January 4, 2019

Growing up in Germany as an omnivorous child, you can think of many moments when you had “Geschnetzeltes”. “Züricher Geschnetzeltes” I had mostly when I stayed at my friends places, never at home, because my parents cooked mostly Portuguese food. So when my mother made a Geschnetzeltes (which is meat cut in stripes fried in a pan and served in a sauce), it was her very own style with no cream and never mushrooms, because she can‘t stand them. A German would definitely not have recognized this as a German dish though 🙂

When I began eating mostly vegan, especially in the first two months I never missed meat or any other animal products. I felt so great and was incredibly happy about the physical and mental change eating vegan brought to my life – I wasn‘t able to think of anything to miss. With time and as eating mostly vegan became part of my daily life another phase began: I started to miss what I wasn‘t having….that‘s what people are like…sadly…they often want what they cannot have! So, they say. I started to miss especially these meat dishes that reminded me of old times and triggered this warming feeling in me. Perhaps you know what I‘m talking about.



As I also had and always have had an iron deficiency I told myself that it was good for me to eat meat once a week. But honestly it didn‘t feel and taste good. Although we only bought organic regional meat I still felt guilty. I didn‘t want to make eating meat a routine again, even if it was just a weekly one. In addition I also felt physically very bad after eating meat: that heavy feeling in your stomach, getting tired after meals, digestion problems again… Also from a sustainability point of view I knew it was better not to eat it, especially beef.

After many thoughts I knew I had to enhance my vegan cooking techniques. Vegan kitchen is so diverse and full of incredibly good ingredients, so I knew it was due to my lack of ability that I wasn‘t able to satisfy my demand for something as “dirty” as meat dishes. With time it got slowly better and today I can really say that I don‘t miss anything. I don‘t want to eat meat anymore, because vegan can be so much more satisfactory, better in taste, and of course result in a better physical feeling.



I came up with this vegan “Zurich Geschnetzeltes” when I had many mushrooms we had to eat before they become inedible. It is sooooooo delicious! So incredible creamy! My husband‘s new favorite dish for sure….





SERVES: 3-4 servings


1 leek
3 celery stalks
2 carrots
2 garlic cloves
300g cremini mushrooms
150g seitan
1 tbsp vegan butter
2 tbsp olive oil
100ml white wine
juice of half a lemon
400ml vegetable broth
¼ tsp nutmeg
1 tsp agave syrup
65g baby spinach
80ml soya cuisine
1 ½ tsp arrowroot


300-350g basmati rice, cooked
lemon slices
baby spinach leaves




Start by drying the seitan. Slice the seitan cube in thick slices then dry it either between paper towels or a kitchen towel. Put something heavy like a heavy wooden cutting board or some heavy books on top. Dry it for around 10 minutes. Then cube the slices in 1 cm pieces. Put them aside.
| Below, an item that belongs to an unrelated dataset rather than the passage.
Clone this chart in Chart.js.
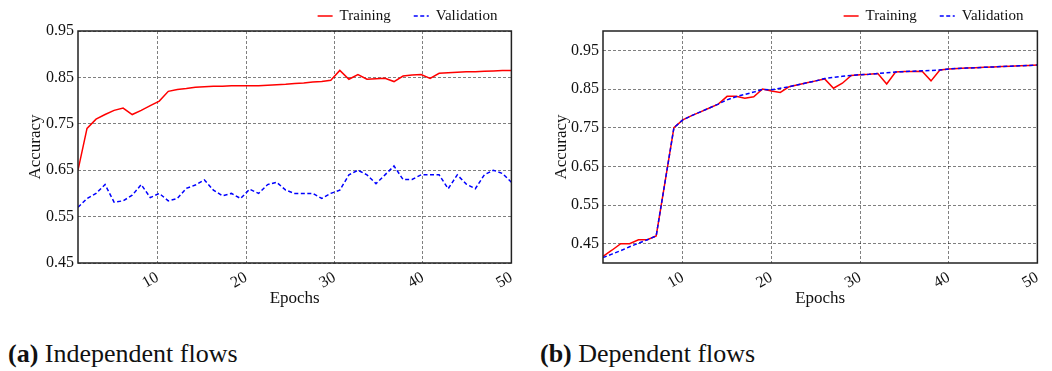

Slice the mushrooms in around 2 cm quarters or slices. Put them also aside in a bowl.

Slice the leek in fine rings and the celery stalks in 0.5 cm slices. Heat olive oil in a medium size pot over medium heat. Stem the celery and the leek for a few minutes with the two mashed garlic cloves, while you cut the carrots. Quarter them lengthwise and slice them in around 1 cm pieces. Then add them to the pot.

Raise the heat to high heat. When it‘s hot add the seitan, the mushrooms and the vegan butter. Brown them for a couple of minutes while stirring now and then. Fry them until the seitan starts to stick to the bottom of the pot. We want this to happen, but be careful that it doesn‘t burn. Brown is good, black is bad.

Add the white wine and the lemon juice. With your wooden spoon scrape of the bottom of the pot, because we want the browned, roasted to mingle with the sauce. Add the vegetable stock, the nutmeg and agave syrup. Stir and bring to a boil. Let it simmer at low-medium heat for around 10 minutes. Add the spinach to the pot in the last 2 minutes.

Mix the soya cuisine with the arrowroot. Add the mixture to the sauce and let it just warm for around 30 secondes. Be careful not to cook arrowroot for too long, because little white bits can form, when it cooks for too long.

Enjoy the “Zurich Geschnetzeltes” with rice and decorate it with some baby spinach leaves and lemon slices.

Healthy for people & planet – please go always organic!